_EXERCISE PROMPT_
Give the count of lines in the data that include the string "matplotlib", with no added remarks.

_ _ _ _

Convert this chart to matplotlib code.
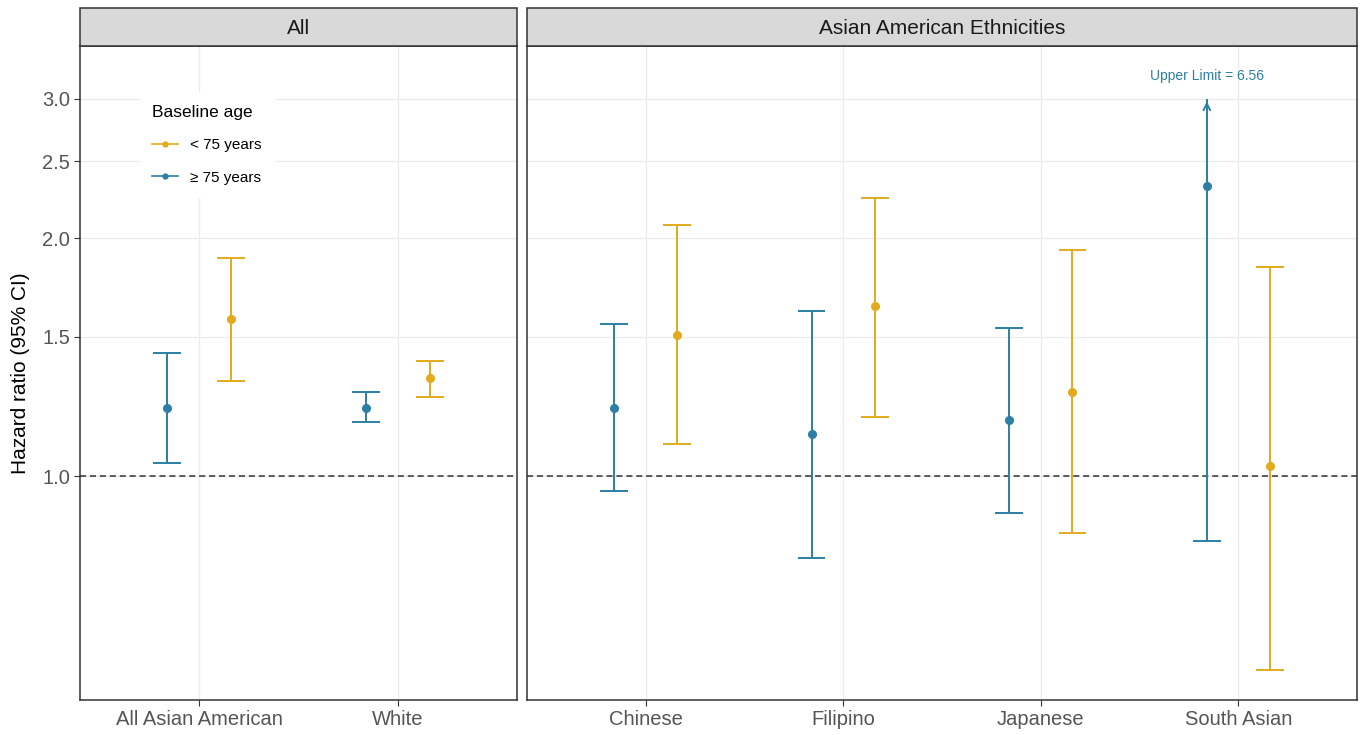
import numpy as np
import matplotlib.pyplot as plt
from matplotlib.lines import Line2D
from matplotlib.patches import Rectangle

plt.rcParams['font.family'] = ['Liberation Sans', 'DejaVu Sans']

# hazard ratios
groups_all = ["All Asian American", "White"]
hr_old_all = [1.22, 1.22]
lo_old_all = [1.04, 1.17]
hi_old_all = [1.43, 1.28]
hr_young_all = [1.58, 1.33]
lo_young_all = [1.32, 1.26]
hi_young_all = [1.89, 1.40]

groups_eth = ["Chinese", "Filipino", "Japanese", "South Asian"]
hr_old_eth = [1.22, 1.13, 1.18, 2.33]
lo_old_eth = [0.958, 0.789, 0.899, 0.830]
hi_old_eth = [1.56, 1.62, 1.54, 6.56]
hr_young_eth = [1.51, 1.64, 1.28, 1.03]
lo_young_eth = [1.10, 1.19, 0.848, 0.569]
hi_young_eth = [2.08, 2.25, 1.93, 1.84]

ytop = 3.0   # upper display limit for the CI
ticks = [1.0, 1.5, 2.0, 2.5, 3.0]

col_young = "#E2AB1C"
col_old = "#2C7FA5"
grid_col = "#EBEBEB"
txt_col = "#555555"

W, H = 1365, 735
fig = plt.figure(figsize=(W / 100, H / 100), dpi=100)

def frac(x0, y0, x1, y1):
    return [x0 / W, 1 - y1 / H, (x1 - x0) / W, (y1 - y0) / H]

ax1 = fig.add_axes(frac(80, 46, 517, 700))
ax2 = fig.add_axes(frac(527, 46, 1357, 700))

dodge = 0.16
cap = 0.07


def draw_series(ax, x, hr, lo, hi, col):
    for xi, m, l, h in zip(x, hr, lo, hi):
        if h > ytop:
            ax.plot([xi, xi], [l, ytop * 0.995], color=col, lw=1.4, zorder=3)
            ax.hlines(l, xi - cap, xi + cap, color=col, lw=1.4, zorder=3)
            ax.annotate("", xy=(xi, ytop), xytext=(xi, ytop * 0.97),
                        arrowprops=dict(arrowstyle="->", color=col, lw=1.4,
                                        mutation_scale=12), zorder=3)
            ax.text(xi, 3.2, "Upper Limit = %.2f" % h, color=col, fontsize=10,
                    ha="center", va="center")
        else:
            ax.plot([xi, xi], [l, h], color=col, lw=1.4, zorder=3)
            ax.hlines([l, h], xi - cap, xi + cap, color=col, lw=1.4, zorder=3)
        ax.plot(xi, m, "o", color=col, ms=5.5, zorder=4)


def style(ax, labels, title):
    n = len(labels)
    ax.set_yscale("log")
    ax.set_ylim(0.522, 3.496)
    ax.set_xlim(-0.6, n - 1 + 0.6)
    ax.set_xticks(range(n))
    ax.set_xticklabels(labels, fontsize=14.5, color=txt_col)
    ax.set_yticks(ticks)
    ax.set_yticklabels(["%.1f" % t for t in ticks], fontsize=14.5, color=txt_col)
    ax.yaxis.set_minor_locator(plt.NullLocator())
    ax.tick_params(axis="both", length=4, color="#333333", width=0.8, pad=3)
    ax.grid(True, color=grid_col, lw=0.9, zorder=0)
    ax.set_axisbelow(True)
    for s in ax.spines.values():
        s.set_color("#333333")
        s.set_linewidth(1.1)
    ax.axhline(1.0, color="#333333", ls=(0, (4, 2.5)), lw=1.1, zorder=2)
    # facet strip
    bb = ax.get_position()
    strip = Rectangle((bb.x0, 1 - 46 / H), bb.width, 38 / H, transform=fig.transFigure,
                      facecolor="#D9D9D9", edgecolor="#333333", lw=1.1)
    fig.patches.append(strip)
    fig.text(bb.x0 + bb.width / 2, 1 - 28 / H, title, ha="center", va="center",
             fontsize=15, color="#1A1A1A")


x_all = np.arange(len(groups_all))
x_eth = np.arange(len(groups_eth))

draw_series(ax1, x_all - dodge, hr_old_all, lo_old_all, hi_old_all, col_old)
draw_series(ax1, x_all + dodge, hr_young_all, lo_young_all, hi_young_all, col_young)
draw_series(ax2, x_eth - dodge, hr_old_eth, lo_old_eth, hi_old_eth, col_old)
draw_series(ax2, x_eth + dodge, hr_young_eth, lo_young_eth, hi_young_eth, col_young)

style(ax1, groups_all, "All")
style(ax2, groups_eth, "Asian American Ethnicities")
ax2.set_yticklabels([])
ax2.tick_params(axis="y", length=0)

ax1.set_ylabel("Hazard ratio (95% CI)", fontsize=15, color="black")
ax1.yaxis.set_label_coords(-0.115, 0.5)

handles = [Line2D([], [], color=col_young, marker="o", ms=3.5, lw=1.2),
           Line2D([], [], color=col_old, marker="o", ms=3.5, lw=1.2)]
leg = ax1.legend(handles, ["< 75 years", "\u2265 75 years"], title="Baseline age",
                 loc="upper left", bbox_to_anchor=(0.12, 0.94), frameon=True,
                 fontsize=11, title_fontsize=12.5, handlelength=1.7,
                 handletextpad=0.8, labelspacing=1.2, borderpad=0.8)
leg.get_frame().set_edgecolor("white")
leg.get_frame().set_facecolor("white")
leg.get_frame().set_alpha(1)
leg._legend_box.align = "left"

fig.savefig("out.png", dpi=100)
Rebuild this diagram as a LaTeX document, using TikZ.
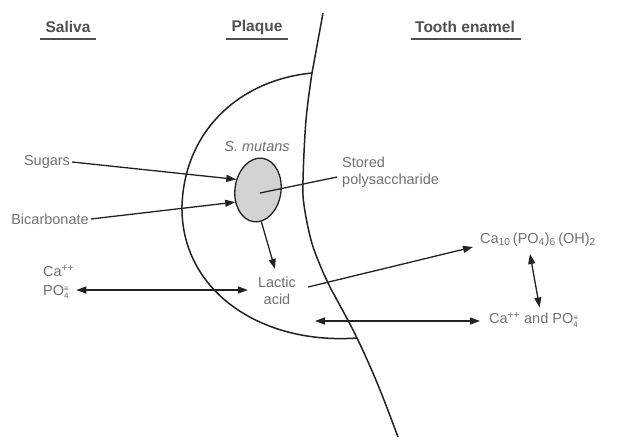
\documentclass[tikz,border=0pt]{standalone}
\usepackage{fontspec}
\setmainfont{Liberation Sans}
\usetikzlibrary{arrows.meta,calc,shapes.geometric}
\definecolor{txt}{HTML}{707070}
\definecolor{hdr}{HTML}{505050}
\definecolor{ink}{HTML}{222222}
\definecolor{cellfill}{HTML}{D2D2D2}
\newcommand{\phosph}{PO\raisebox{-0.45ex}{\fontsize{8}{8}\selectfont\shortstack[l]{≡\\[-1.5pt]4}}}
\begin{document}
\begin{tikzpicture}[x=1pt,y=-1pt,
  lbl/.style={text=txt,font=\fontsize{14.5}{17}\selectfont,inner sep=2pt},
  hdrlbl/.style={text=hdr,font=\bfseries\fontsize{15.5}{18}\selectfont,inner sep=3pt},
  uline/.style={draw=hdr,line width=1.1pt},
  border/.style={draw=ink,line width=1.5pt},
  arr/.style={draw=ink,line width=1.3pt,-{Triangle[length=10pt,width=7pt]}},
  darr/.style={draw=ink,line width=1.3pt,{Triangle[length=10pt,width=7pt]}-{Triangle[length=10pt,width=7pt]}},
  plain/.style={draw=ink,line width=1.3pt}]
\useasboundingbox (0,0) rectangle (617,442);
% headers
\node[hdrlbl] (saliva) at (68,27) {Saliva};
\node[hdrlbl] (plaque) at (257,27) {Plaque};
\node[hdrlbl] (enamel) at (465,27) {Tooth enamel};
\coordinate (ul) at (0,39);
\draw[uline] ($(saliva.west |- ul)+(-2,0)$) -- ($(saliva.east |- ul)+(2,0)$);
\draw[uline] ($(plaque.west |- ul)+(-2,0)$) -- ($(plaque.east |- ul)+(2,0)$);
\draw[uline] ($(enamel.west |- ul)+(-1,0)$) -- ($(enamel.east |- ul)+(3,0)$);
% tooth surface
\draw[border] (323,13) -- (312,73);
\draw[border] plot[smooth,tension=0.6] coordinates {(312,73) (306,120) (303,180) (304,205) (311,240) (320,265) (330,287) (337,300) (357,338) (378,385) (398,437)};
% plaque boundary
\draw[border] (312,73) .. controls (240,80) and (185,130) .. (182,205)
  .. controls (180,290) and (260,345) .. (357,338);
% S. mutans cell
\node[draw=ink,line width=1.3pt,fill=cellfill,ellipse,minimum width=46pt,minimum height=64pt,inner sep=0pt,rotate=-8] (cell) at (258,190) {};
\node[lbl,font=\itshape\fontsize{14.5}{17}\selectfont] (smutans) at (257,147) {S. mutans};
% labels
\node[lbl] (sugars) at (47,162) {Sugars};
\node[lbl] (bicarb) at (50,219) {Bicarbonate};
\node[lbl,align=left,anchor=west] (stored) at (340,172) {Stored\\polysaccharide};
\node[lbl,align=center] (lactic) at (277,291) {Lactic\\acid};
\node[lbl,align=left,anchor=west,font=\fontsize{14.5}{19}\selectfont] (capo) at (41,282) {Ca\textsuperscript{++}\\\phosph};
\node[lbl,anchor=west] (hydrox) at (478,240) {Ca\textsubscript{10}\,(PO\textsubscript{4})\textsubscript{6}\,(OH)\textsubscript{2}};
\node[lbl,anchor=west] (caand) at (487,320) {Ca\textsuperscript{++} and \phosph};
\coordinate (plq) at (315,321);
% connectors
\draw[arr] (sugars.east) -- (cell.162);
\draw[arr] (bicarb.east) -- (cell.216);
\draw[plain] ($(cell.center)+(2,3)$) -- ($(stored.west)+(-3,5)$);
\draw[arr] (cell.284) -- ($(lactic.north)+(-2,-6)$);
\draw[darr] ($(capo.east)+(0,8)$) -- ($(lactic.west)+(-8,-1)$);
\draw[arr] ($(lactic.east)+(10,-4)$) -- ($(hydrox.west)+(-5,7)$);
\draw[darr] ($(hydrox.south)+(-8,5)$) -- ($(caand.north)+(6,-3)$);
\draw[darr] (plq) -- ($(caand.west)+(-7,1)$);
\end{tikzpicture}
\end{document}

_ _ _ _

_RESULT BELOW_
4